Question 16
Domain 3: Data Transformation, Cleansing, and QualityIn Spark SQL, a join must treat two NULL business-key values as equal. Which operator should you use in the join condition?
Correct answer: C
Explanation
Spark SQL uses the null-safe equality operator "<=>" when NULLs must match in a join condition. Unlike "=", it treats two NULL values as equal, so rows with NULL business keys can join to each other.

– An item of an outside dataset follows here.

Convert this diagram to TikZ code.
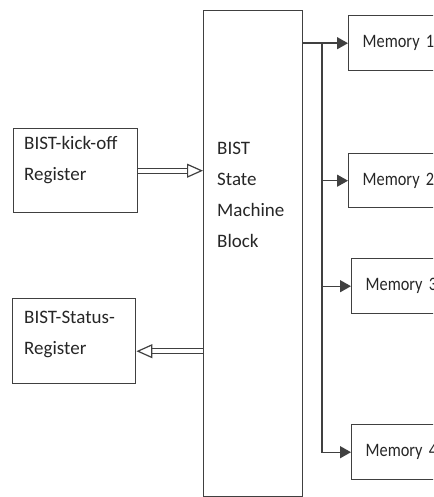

Why each option is right or wrong
A. IS NOT DISTINCT FROM
`IS NOT DISTINCT FROM` is SQL-style syntax, but Spark join conditions use `<=>` for null-safe equality.
B. =
`=` does not treat `NULL = NULL` as true, so null business keys will not join.
C. <=>
Spark SQL’s null-safe equality operator is the `<=>` comparison defined in the SQL expression grammar, and it is the only equality test that returns true when both operands are NULL. Under normal `=` semantics, `NULL = NULL` evaluates to unknown, so a join on business keys containing NULLs would not match those rows; using `<=>` makes the join condition true for paired NULL values and still compares non-NULL keys normally.
D. IS DISTINCT FROM
`IS DISTINCT FROM` tests inequality, so it does the opposite of matching equal nulls.